KT Sullivan




Two Broadway Blondes Light Up This Cabaret Season

By Rex Reed

April 7, 2009 |

Oklahoma! To the Oak Room

KT Sullivan   Algonquin Oak Room                  

About 30 blocks south of the Carlyle, KT Sullivan is back at the Algonquin’s fabled Oak Room, turning New York’s most jaded sophisticates into gushing fans, clamoring for more. She’s a staple now on the cabaret circuit, but no show in her vast repertoire has ever been better than this. “Dancing in the Dark,” a celebration of the legendary songwriting team of Howard Dietz and Arthur Schwartz, is as sophisticated and beguiling as anything I have enjoyed in a long, long time. It is doubtful that any living performer loves the classical songs from the golden age of musicals as much as this fizzy blond bombshell, and I am convinced her goal at this junction in her life is to sing them all. And she can always be counted on to unveil a few surprises.

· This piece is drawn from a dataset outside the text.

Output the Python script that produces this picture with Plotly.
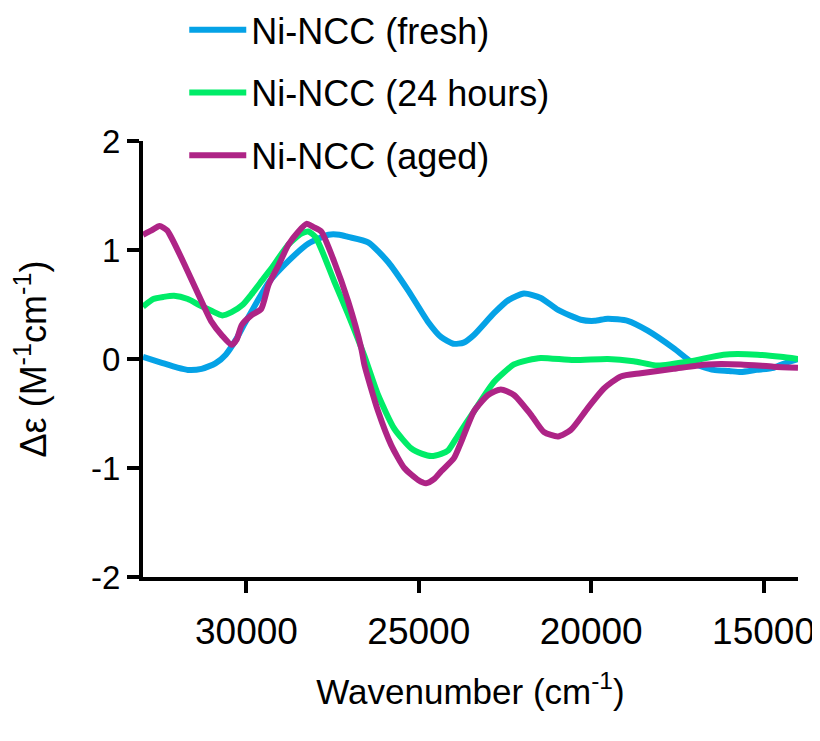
import plotly.graph_objects as go

# Wavenumber (cm^-1) and Δε (M^-1 cm^-1) values
fresh_x = [33000, 32500, 32000, 31700, 31300, 30900, 30600, 30300, 30060, 29700, 29360,
           28780, 28200, 27620, 27300, 27050, 26470, 25890, 25310, 24730, 24350, 24000,
           23700, 23400, 22820, 22400, 21950, 21460, 20960, 20300, 19900, 19520, 18940,
           18360, 17610, 17030, 16450, 16000, 15660, 15200, 14710, 14300, 14000]
fresh_y = [0.02, -0.03, -0.08, -0.10, -0.09, -0.04, 0.04, 0.18, 0.32, 0.52, 0.70,
           0.90, 1.06, 1.14, 1.14, 1.12, 1.07, 0.89, 0.63, 0.34, 0.20, 0.14,
           0.15, 0.22, 0.42, 0.54, 0.60, 0.56, 0.45, 0.36, 0.35, 0.37, 0.35,
           0.26, 0.10, -0.04, -0.10, -0.11, -0.12, -0.10, -0.08, -0.03, 0.0]

h24_x = [33000, 32700, 32400, 32100, 31700, 31400, 31000, 30700, 30430, 30100, 29860,
         29500, 29280, 28780, 28410, 28200, 28000, 27830, 27450, 27050, 26580, 26180,
         25710, 25220, 24900, 24640, 24350, 24150, 23860, 23400, 22820, 22240, 21830,
         21460, 20500, 19520, 18770, 18070, 17110, 16160, 15170, 14500, 14000]
h24_y = [0.48, 0.55, 0.57, 0.58, 0.55, 0.50, 0.44, 0.40, 0.43, 0.50, 0.59,
         0.74, 0.83, 1.05, 1.15, 1.17, 1.12, 1.01, 0.71, 0.41, 0.03, -0.33,
         -0.64, -0.82, -0.87, -0.89, -0.87, -0.84, -0.70, -0.48, -0.21, -0.05, -0.01,
         0.01, -0.01, 0.0, -0.02, -0.06, -0.02, 0.04, 0.04, 0.02, 0.0]

aged_x = [33000, 32750, 32520, 32300, 32170, 31800, 31390, 31010, 30720, 30430, 30280,
          30140, 29860, 29570, 29360, 29070, 28780, 28490, 28260, 28050, 27830, 27450,
          27050, 26670, 26580, 26180, 25800, 25420, 25020, 24790, 24550, 24350, 23980,
          23770, 23400, 22990, 22620, 22240, 21750, 21370, 20960, 20590, 20100, 19630,
          19140, 18560, 17610, 16630, 15660, 14710, 14000]
aged_y = [1.14, 1.18, 1.22, 1.18, 1.11, 0.87, 0.59, 0.34, 0.22, 0.13, 0.18,
          0.31, 0.40, 0.46, 0.68, 0.86, 1.05, 1.17, 1.24, 1.21, 1.17, 0.89,
          0.53, 0.10, -0.05, -0.48, -0.79, -1.00, -1.11, -1.14, -1.10, -1.03, -0.91,
          -0.76, -0.48, -0.33, -0.28, -0.33, -0.51, -0.67, -0.71, -0.65, -0.45, -0.27,
          -0.16, -0.13, -0.09, -0.05, -0.05, -0.07, -0.08]

series_names = ["Ni-NCC (fresh)", "Ni-NCC (24 hours)", "Ni-NCC (aged)"]
series_colors = ["#05A2E6", "#00EC68", "#AE2486"]

x_ticks = [30000, 25000, 20000, 15000]
x_ticklabels = ["30000", "25000", "20000", "15000"]
y_ticks = [-2, -1, 0, 1, 2]
y_ticklabels = ["-2", "-1", "0", "1", "2"]

FONT = "Arial, Liberation Sans, Helvetica, sans-serif"

fig = go.Figure()
for name, xs, ys, col in zip(series_names, [fresh_x, h24_x, aged_x],
                             [fresh_y, h24_y, aged_y], series_colors):
    fig.add_trace(go.Scatter(x=xs, y=ys, mode="lines", name=name, legendgroup=name,
                             line=dict(color=col, width=6, shape="spline", smoothing=0.6)))

# the page body adds an 8px margin, so the figure is sized to fit the window
fig.update_layout(
    width=812, height=733,
    margin=dict(l=135, r=22, t=133, b=164, autoexpand=False),
    paper_bgcolor="white", plot_bgcolor="white",
    font=dict(family=FONT, color="black", size=32),
    showlegend=True,
    legend=dict(x=0.063, xanchor="left", y=1.324, yanchor="top",
                bgcolor="rgba(0,0,0,0)", borderwidth=0,
                font=dict(size=36, family=FONT), tracegroupgap=13,
                itemwidth=57),
    xaxis=dict(range=[33000, 14000], tickvals=x_ticks, ticktext=x_ticklabels,
               showline=True, linewidth=4, linecolor="black", mirror=False,
               ticks="outside", ticklen=12, tickwidth=4, tickcolor="black",
               showgrid=False, zeroline=False, tickfont=dict(size=37),
               ticklabelstandoff=7,
               title=dict(text="Wavenumber (cm<sup>-1</sup>)", font=dict(size=35), standoff=29)),
    yaxis=dict(range=[-2, 2], tickvals=y_ticks, ticktext=y_ticklabels,
               showline=True, linewidth=4, linecolor="black",
               ticks="outside", ticklen=12, tickwidth=4, tickcolor="black",
               showgrid=False, zeroline=False, tickfont=dict(size=33),
               title=dict(text="Δε (M<sup>-1</sup>cm<sup>-1</sup>)", font=dict(size=36), standoff=42)),
)

fig.write_html("out.html")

Dietz and Schwartz could write anything, and from the 21 songs in this show, you get the cream of the crop, including not only the evergreens they wrote together, but their separate collaborations penned with Dorothy Fields, Vernon Duke, Leo Robin, Frank Loesser and—are you ready?—Johann Strauss. The latter is represented by special lyrics added for Patrice Munsel in a production of Die Fledermaus that brings down the house. From a book of Dietz lyrics shown to her by his widow, the great designer Lucinda Ballard, KT enlisted the late Bart Howard to construct a beautiful ballad called “Lovely.” Love is explored from the point of view of an ingénue (“Make the Man Love Me” from the Schwartz-Dorothy Fields score of A Tree Grows in Brooklyn) and a prostitute (“The Love I Long For,” introduced by June Havoc in the brilliant Dietz–Vernon Duke score for Sadie Thompson). KT even does a pretty darn ravishing impression of Bette Davis introducing “They’re Either Too Young or Too Old” from the Warner Brothers movie Thank Your Lucky Stars (“What’s good is in the army/ What’s left will never harm me/ I’ve looked the field over and lo and behold/ They’re either too young or too old”). You’ll thrill to the hilarious rhymes of “Rhode Island Is Famous for You” and the obscure “Blue Grass,” from the revue Inside USA, about a Kentucky gal who loses her guy to a horse (“Blue dawn … Blue noon … Only see him in a blue moon …”). Accompanied by Tedd Firth on piano and Steve Doyle on bass, she fills an hour with more music than you can remember. With Cole Porter or Jerome Kern, you get largely what you already know. With Dietz and Schwartz, together and apart, you make discoveries: “Rainy Night in Rio,” “Confession,” songs written for Beatrice Lillie and Libby Holman, and a new arrangement of “That’s Entertainment” that sounds less like a salute to vaudeville and more like a Biblical litany of show business possibilities through history. One of the few sopranos who overcomes power and range to achieve intimacy, KT is a marvel. Even when she’s introspective, she is never somber. Johnny Mercer used to say there are three kinds of people in the world—men, women and girl singers. Pity he never met KT Sullivan. She could charm the honey out of a nest of bees with that kewpie doll smile. Even her ears grin. She’s a cross between Jeanette MacDonald, Mae West and Little Lulu. Drop in the Algonquin and see what I mean. She does all the work while you sit back, have fun and learn something.